Considering the significant challenge of manually counting walnut fruits in hilly areas and recognizing the superiority of the YOLOv8s algorithm in object detection, we proposed the w-YOLO algorithm to address walnut fruit object detection in hilly terrain and under complex lighting conditions.
The contributions of our work can be summarized in the following points:
We utilized UAVs to collect remote-sensing images of walnut trees and established a representative dataset of small walnut targets. The dataset consists of 2490 images with a resolution of 640 × 640, containing a total of 12,138 walnut targets. This work fills the gap in walnut datasets and provides valuable data for walnut target detection and recognition under complex lighting conditions.

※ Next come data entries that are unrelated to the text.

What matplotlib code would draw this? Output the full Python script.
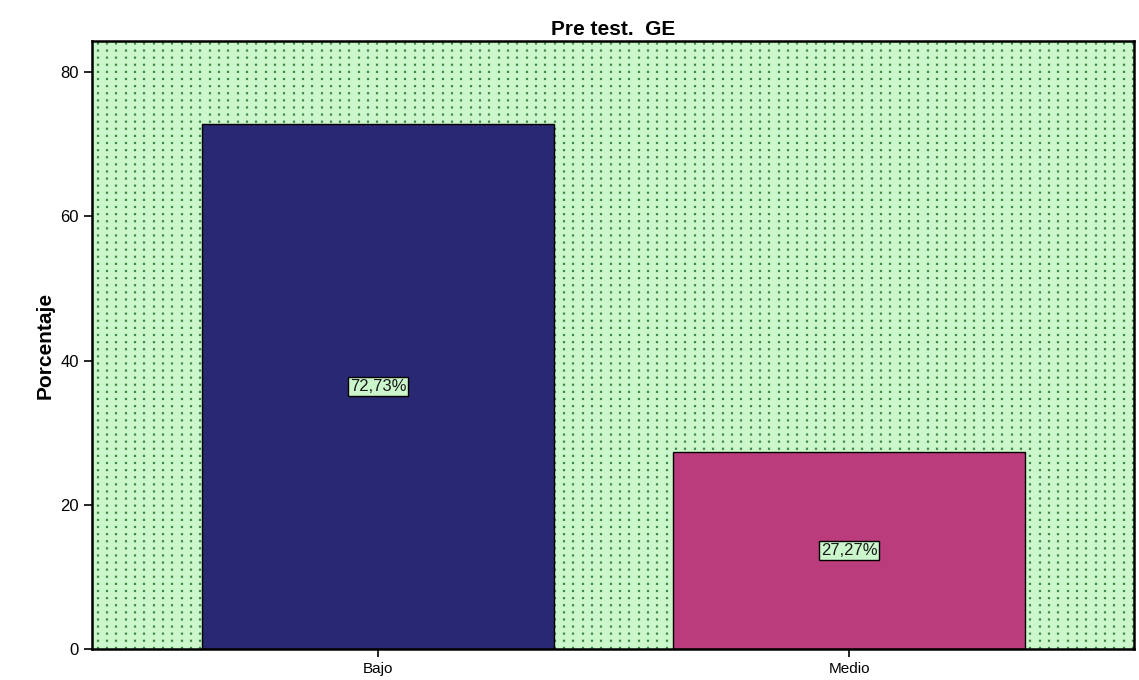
import numpy as np
import matplotlib.pyplot as plt

categories = ['Bajo', 'Medio']
porcentajes = [72.73, 27.27]
bar_colors = ['#282873', '#ba3c7c']
yticks = [0, 20, 40, 60, 80]

plt.rcParams['font.family'] = ['Liberation Sans', 'DejaVu Sans']

fig = plt.figure(figsize=(11.39, 6.80), dpi=100)
ax = fig.add_axes([92 / 1139, 1 - 649 / 680, 1042 / 1139, 608 / 680])

ax.set_facecolor('#ccf7cc')
ax.set_xlim(-0.607, 1.605)
ax.set_ylim(0, 84.3)

# vertical dotted background pattern
for xv in np.arange(-0.607 + 0.012, 1.605, 0.0198):
    ax.axvline(xv, color='#3f8a47', linestyle=(0, (1.0, 2.2)), linewidth=1.6, zorder=0)

x = np.arange(len(categories))
bars = ax.bar(x, porcentajes, width=0.747, color=bar_colors,
              edgecolor='black', linewidth=1.0, zorder=2)

for xi, v in zip(x, porcentajes):
    ax.text(xi, v / 2, f'{v:.2f}%'.replace('.', ','), ha='center', va='center',
            fontsize=12, color='#1a1a1a', zorder=3,
            bbox=dict(boxstyle='square,pad=0.12', facecolor='#ccf7cc',
                      edgecolor='black', linewidth=1.0))

ax.set_xticks(x)
ax.set_xticklabels(categories, fontsize=11)
ax.set_yticks(yticks)
ax.set_yticklabels([str(t) for t in yticks], fontsize=12)
ax.tick_params(direction='out', length=6, width=1.2, colors='black')

for s in ax.spines.values():
    s.set_linewidth(1.8)
    s.set_color('black')

ax.set_ylabel('Porcentaje', fontsize=15, fontweight='bold',
              family=['Liberation Sans Narrow', 'Liberation Sans', 'DejaVu Sans'])
ax.set_title('Pre test.  GE', fontsize=15, fontweight='bold', pad=4)

fig.savefig('out.png', dpi=100)
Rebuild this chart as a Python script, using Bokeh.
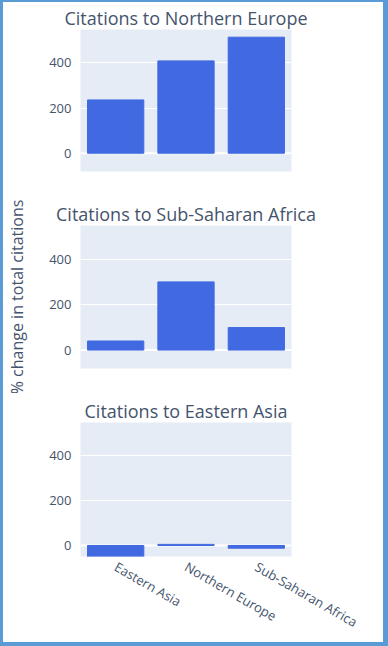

We made improvements to the YOLOv8s model and designed a w-YOLO model, which includes a lightweight feature extraction network, a better-performing feature fusion network, and a new detection layer. These improvements aim to reduce the model’s parameter count, and decrease the size of the model’s weight files for deployment on edge computing devices. At the same time, it enhances the model’s ability to capture walnut object features, making the model more suitable for walnut detection and recognition under different lighting conditions.
The w-YOLO model we designed achieved the recognition of small walnut targets under complex lighting conditions. It significantly improves walnut detection accuracy, with a mAP0.5 of 97% and an F1-score of 92%. The parameter count decreased by 52.3%, and the model’s weight file size reduced by 50.7%. Its detection performance surpasses the baseline YOLOv8s and other mainstream object detection models, providing valuable references for walnut detection and management under complex lighting conditions.
The remaining structure of the paper is as follows. In
Section 2, we provide an overview of our dataset and introduce the design details of the w-YOLO model. In
Section 3, we conduct a series of experiments and analyze the results.
Section 4 delves into a detailed discussion of some factors influencing the w-YOLO model. Finally, in the
Section 5, we present our conclusions.
5. Conclusions
In walnut agriculture production, yield prediction is a crucial step, and traditional manual counting methods face significant challenges in hilly areas. Given the advantages of deep learning models and low-altitude remote sensing technology in agricultural production, in this study, we constructed a walnut small object dataset using high-resolution aerial images captured by UAVs, addressing the problem of data scarcity in this research field. The dataset consists of 2490 images, totaling 12,138 walnut targets. In hilly areas, the complex lighting conditions experienced by walnut fruits during UAV data collection to some extent affect the accuracy of the model. Therefore, based on the YOLOv8s model, we made a series of improvements to obtain w-YOLO, including the utilization of FasterNet, C2f-Faster, and BiFPN to simplify the model’s feature extraction and fusion networks, reducing parameters by 6.37 M and shrinking the weight file size to 9.8 MB. Additionally, we employed a DyHead detection layer with attention mechanisms and redesigned a detection head combination more suitable for walnut object identification. In the walnut recognition task in complex lighting conditions of UAV remote sensing images, w-YOLO achieved a mAP0.5 of 97%, an increase of 0.4% compared to YOLOv8s, with parameters and weight file size reduced by 52.3% and 50.7%, respectively. It is worth noting that our study focuses on model lightweight and enabling w-YOLO to adapt to walnut fruit detection under different lighting conditions. The detection performance of w-YOLO under backlighting was significantly improved compared to the original model, but there are still instances of missed detections, making walnut identification under backlighting conditions challenging. Furthermore, w-YOLO has shown excellent detection results under facing and side lighting. We believe that the lightweight w-YOLO can provide valuable assistance for walnut production management and support the development of edge hardware devices for walnut detection.
However, we recognize that there is still significant room for improvement in the robustness of walnut recognition models. Therefore, our walnut dataset still needs to be further expanded, such as adding walnut data in different occlusion scenarios and multispectral walnut image data. In future research, we will also conduct radar-based three-dimensional modeling of walnut forests and calculate vegetation indices to provide more valuable resources for walnut agriculture production research.